SRE stands for Site Reliability Engineering, a concept that originated at Google to enhance the reliability, scalability, and efficiency of systems. It merges software engineering with systems operations, focusing on creating reliable systems through automation, monitoring, and proactive incident management.

The Core Definition of SRE

At its core, SRE is about making systems reliable while enabling teams to quickly build new features and products. It focuses on balancing the reliability and performance of services with the speed of software development, ensuring that teams can innovate without compromising the stability of their systems.

Where and Why SRE Started

SRE started at Google in the early 2000s when the company needed a new way to manage its growing infrastructure. The team found that traditional methods of system administration couldn’t keep up with the scale and demands of the web. So, they created a new approach, SRE, to treat operations as a software problem and focus on automation and scalability.

Why SRE is Not Just a Buzzword Anymore

In today’s environment, SRE has become a key part of many tech companies because it provides a proven methodology for managing complex systems. With the rise of cloud infrastructure, microservices, and DevOps practices, SRE is more relevant than ever. As cloud-native systems and automation continue to gain traction, SRE is at the forefront of ensuring that organizations can operate efficiently, scale seamlessly, and maintain high availability.

What is the SRE Process and How It Works?

The SRE process is centered around ensuring system reliability through measurable goals and constant feedback. Let’s break down some of the key components of the SRE process:

what-is-the-sre-process

1. Setting SLOs, SLIs, SLAs

SLO (Service Level Objective): The target reliability goal for a system (e.g., 99.99% uptime).
SLI (Service Level Indicator): The metric used to measure how well the system is meeting its reliability goals (e.g., response time, error rates).
SLA (Service Level Agreement): A formal agreement that defines the expected level of service.

Together, SLOs, SLIs, and SLAs help organizations measure and maintain service reliability.

2. Understanding Error Budgets

Error budgets are a key part of the SRE process. They represent the allowable level of system failure before an action is taken to improve reliability. If a system exceeds its error budget, the focus shifts to improving reliability, rather than adding new features.

3. Continuous Monitoring and Observability

SREs rely heavily on continuous monitoring and observability to understand system health and performance. Tools like Prometheus, Grafana, and Datadog are used to track metrics and logs, providing visibility into system performance.

4. Automation and Incident Response

A core principle of SRE is automation. By automating repetitive tasks, such as deployments and incident responses, SREs free up engineers to focus on more strategic work. In case of an incident, the incident response process ensures that the team can quickly identify the issue, mitigate the impact, and restore service.

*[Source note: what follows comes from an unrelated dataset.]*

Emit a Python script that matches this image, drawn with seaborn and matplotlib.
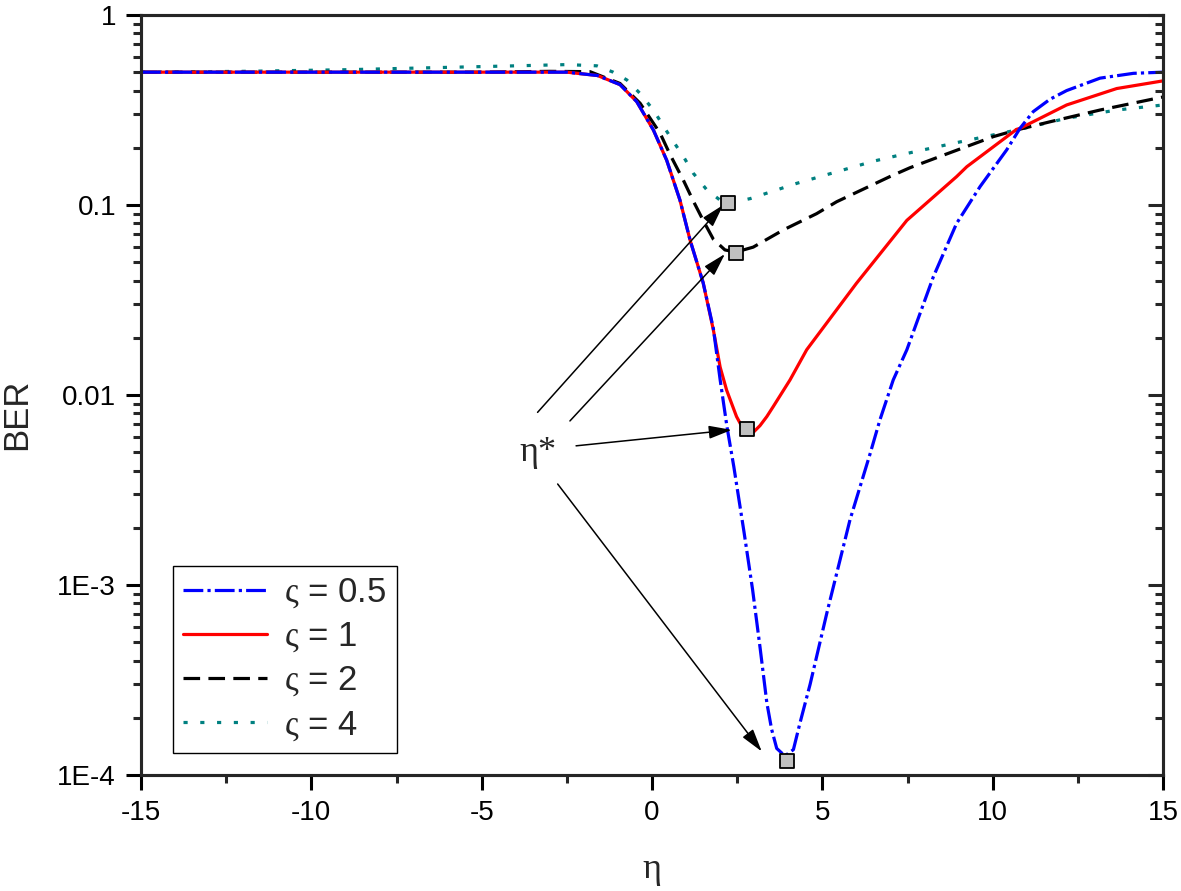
import numpy as np
import pandas as pd
import matplotlib
matplotlib.use("Agg")
import matplotlib.pyplot as plt
import seaborn as sns
from matplotlib.ticker import FixedLocator, FixedFormatter, MultipleLocator, LogLocator, NullFormatter

# BER vs eta for four values of varsigma
eta_05 = [-15, -10, -5, -2.5, -1.6, -0.94, -0.45, 0.04, 0.43, 0.82, 1.12, 1.5, 1.8, 2.0, 2.2, 2.4,
          2.7, 2.95, 3.17, 3.37, 3.51, 3.66, 3.9, 4.15, 4.34, 4.64, 5.13, 5.81, 6.4, 6.69, 7.08,
          7.48, 8.26, 8.94, 9.63, 10.41, 10.8, 11.19, 11.68, 12.17, 13.15, 14.13, 15]
ber_05 = [0.5, 0.5, 0.5, 0.5, 0.48, 0.43, 0.35, 0.248, 0.172, 0.106, 0.065, 0.039, 0.0224, 0.012,
          0.0068, 0.0042, 0.0019, 9.5e-4, 4.7e-4, 2.4e-4, 1.74e-4, 1.38e-4, 1.26e-4, 1.36e-4,
          1.87e-4, 3.0e-4, 7.1e-4, 0.0022, 0.0049, 0.0074, 0.012, 0.0173, 0.042, 0.080, 0.125,
          0.195, 0.253, 0.31, 0.36, 0.40, 0.465, 0.493, 0.50]

eta_1 = [-15, -10, -5, -2.5, -1.6, -0.94, -0.45, 0.04, 0.43, 0.82, 1.12, 1.5, 1.8, 2.0, 2.19, 2.48,
         2.7, 2.95, 3.17, 3.37, 3.56, 4.05, 4.54, 6.0, 7.48, 8.94, 9.24, 10.7, 10.8, 12.17,
         13.64, 15]
ber_1 = [0.5, 0.5, 0.5, 0.5, 0.48, 0.43, 0.35, 0.248, 0.172, 0.106, 0.065, 0.039, 0.022, 0.014,
         0.0106, 0.0077, 0.0065, 0.0063, 0.0069, 0.0077, 0.0087, 0.012, 0.0173, 0.0387,
         0.083, 0.141, 0.159, 0.25, 0.253, 0.336, 0.41, 0.45]

eta_2 = [-15, -10, -5, -3, -1.82, -0.94, -0.35, 0.24, 0.53, 0.92, 1.21, 1.5, 1.8, 2.14, 2.46, 2.97,
         3.86, 4.83, 5.42, 6.98, 7.57, 8.45, 10.02, 10.7, 11.68, 13.15, 14.8, 15]
ber_2 = [0.5, 0.5, 0.5, 0.505, 0.503, 0.436, 0.343, 0.238, 0.184, 0.135, 0.105, 0.083, 0.066,
         0.058, 0.0565, 0.060, 0.074, 0.090, 0.104, 0.141, 0.157, 0.18, 0.229, 0.248, 0.274,
         0.316, 0.364, 0.37]

eta_4 = [-15, -12, -9, -6, -4, -2.5, -1.62, -1.14, -0.74, -0.35, 0.04, 0.53, 0.92, 1.21, 1.61, 2.0,
         2.24, 2.88, 4.25, 6.5, 7.38, 8.84, 10.7, 12.17, 13.64, 15]
ber_4 = [0.5, 0.505, 0.515, 0.53, 0.54, 0.548, 0.54, 0.50, 0.455, 0.386, 0.316, 0.229, 0.18,
         0.147, 0.12, 0.106, 0.102, 0.108, 0.13, 0.17, 0.185, 0.211, 0.248, 0.286, 0.316, 0.336]

labels = [r"$\mathrm{ς}$ = 0.5", r"$\mathrm{ς}$ = 1", r"$\mathrm{ς}$ = 2", r"$\mathrm{ς}$ = 4"]
colors = ["#0000FF", "#FF0000", "#000000", "#008080"]

# optimum points eta* (grey squares)
opt_eta = [3.96, 2.78, 2.46, 2.24]
opt_ber = [1.18e-4, 0.0066, 0.0557, 0.102]

# annotation arrows from the eta* label to the optimum points
arrow_from = [(-3.36, 0.0081), (-2.41, 0.0073), (-2.23, 0.0054), (-2.77, 0.0034)]
arrow_to = [(2.09, 0.100), (2.14, 0.0552), (2.34, 0.00655), (3.22, 1.33e-4)]

df = pd.concat([
    pd.DataFrame({"eta": eta_05, "ber": ber_05, "zeta": labels[0]}),
    pd.DataFrame({"eta": eta_1, "ber": ber_1, "zeta": labels[1]}),
    pd.DataFrame({"eta": eta_2, "ber": ber_2, "zeta": labels[2]}),
    pd.DataFrame({"eta": eta_4, "ber": ber_4, "zeta": labels[3]}),
], ignore_index=True)

sns.set_style("ticks")
plt.rcParams["font.family"] = ["Liberation Sans", "DejaVu Sans"]
plt.rcParams["mathtext.fontset"] = "custom"
plt.rcParams["mathtext.rm"] = "Liberation Serif"
plt.rcParams["mathtext.it"] = "Liberation Serif:italic"
plt.rcParams["axes.unicode_minus"] = False

fig = plt.figure(figsize=(11.81, 8.91), dpi=100)
ax = fig.add_axes([0.1194, 0.1302, 0.8654, 0.8530])

dash_map = {labels[0]: (6.2, 1.3, 1.0, 1.3), labels[1]: "", labels[2]: (5.2, 2.6), labels[3]: (1.3, 3.95)}
sns.lineplot(data=df, x="eta", y="ber", hue="zeta", style="zeta", hue_order=labels, style_order=labels,
             palette=colors, dashes=dash_map, estimator=None, sort=False, linewidth=2.3, ax=ax)
# blue on top of red, as in the original
for ln, z in zip(ax.lines[:4], [2.6, 2.5, 2.4, 2.3]):
    ln.set_zorder(z)

sns.scatterplot(x=opt_eta, y=opt_ber, marker="s", s=95, color="#C0C0C0", edgecolor="black",
                linewidth=1.3, zorder=5, legend=False, ax=ax)

for (x0, y0), (x1, y1) in zip(arrow_from, arrow_to):
    ax.annotate("", xy=(x1, y1), xytext=(x0, y0),
                arrowprops=dict(arrowstyle="-|>,head_length=0.7,head_width=0.2", color="black",
                                lw=1.1, shrinkA=0, shrinkB=0, mutation_scale=20), zorder=4)
ax.text(-3.35, 0.005, "η*", fontsize=26, family="Liberation Serif", ha="center", va="center")

ax.set_yscale("log")
ax.set_xlim(-15, 15)
ax.set_ylim(1e-4, 1)
ax.xaxis.set_major_locator(MultipleLocator(5))
ax.xaxis.set_minor_locator(MultipleLocator(2.5))
ax.yaxis.set_major_locator(FixedLocator([1e-4, 1e-3, 1e-2, 1e-1, 1]))
ax.yaxis.set_major_formatter(FixedFormatter(["1E-4", "1E-3", "0.01", "0.1", "1"]))
ax.yaxis.set_minor_locator(LogLocator(base=10, subs=np.arange(2, 10)))
ax.yaxis.set_minor_formatter(NullFormatter())

for s in ax.spines.values():
    s.set_linewidth(2.2)
    s.set_color("black")
ax.tick_params(which="major", direction="out", length=11, width=2.2, labelsize=20, pad=7, colors="black")
ax.tick_params(which="minor", direction="out", length=6, width=2.2)

# mirrored inward ticks on the right side
ax2 = ax.twinx()
ax2.set_yscale("log")
ax2.set_ylim(1e-4, 1)
ax2.yaxis.set_major_locator(FixedLocator([1e-4, 1e-3, 1e-2, 1e-1, 1]))
ax2.yaxis.set_minor_locator(LogLocator(base=10, subs=np.arange(2, 10)))
ax2.tick_params(which="major", direction="in", length=11, width=2.2, labelright=False)
ax2.tick_params(which="minor", direction="in", length=6, width=2.2, labelright=False)
for s in ax2.spines.values():
    s.set_linewidth(2.2)

ax.set_xlabel("η", fontsize=26, family="Liberation Serif")
ax.set_ylabel("BER", fontsize=25)
ax.xaxis.set_label_coords(0.5, -0.102)
ax.yaxis.set_label_coords(-0.106, 0.474)

sns.move_legend(ax, loc="lower left", bbox_to_anchor=(0.0313, 0.029), borderaxespad=0,
                title=None, fontsize=25, frameon=True, fancybox=False, edgecolor="black",
                framealpha=1, handlelength=2.4, handletextpad=0.5, borderpad=0.3,
                labelspacing=0.28)
ax.get_legend().get_frame().set_linewidth(1.0)

fig.savefig("out.png", dpi=100)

5. Feedback Loop to Development

SREs work closely with development teams, ensuring that feedback from production systems is incorporated back into the development process. This feedback loop helps in continuously improving both the reliability and features of the system.

Key Responsibilities of an SRE

An SRE has a wide range of responsibilities, with a strong focus on system reliability, performance, and automation. Here are some of the key responsibilities of SRE that come with the role:

1. Monitoring & Alerting

Ensuring that systems are actively monitored for reliability, performance, and availability. SREs configure alerts to detect issues early and trigger incident response procedures.

2. Incident Response

When an issue arises, SREs are responsible for resolving it as quickly as possible while minimizing downtime. They work cross-functionally with engineering teams to implement solutions and prevent future incidents.

3. Deployment Management

Managing and automating the deployment process ensures that new software updates are deployed reliably without disrupting the system.

4. Capacity Planning

SREs must assess the capacity of systems to handle current and future loads, ensuring the system can scale effectively as traffic increases.

5. Automation & Tooling

Automating manual tasks is at the heart of SRE. This includes developing tools to streamline system management, reduce operational toil, and improve system reliability.

6. Post-Incident Reviews

After an incident, SREs conduct post-mortem reviews to identify root causes, evaluate how the incident was handled, and implement improvements for the future.

Why SRE Matters in 2025

In 2025, Site Reliability Engineering (SRE) is more crucial than ever. As technology continues to advance, the demand for systems that are reliable, resilient, and scalable is skyrocketing. Here's why SRE will be a key player in shaping the future of tech:

sre-matters-2025

1. Ensuring 24/7 Reliability for Users

In today’s digital-first world, users expect 24/7 availability from online services. Whether it's banking, e-commerce, or cloud-based applications, downtime can lead to revenue loss, reputational damage, and even security vulnerabilities. SREs ensure that systems remain up and running all the time, minimizing interruptions.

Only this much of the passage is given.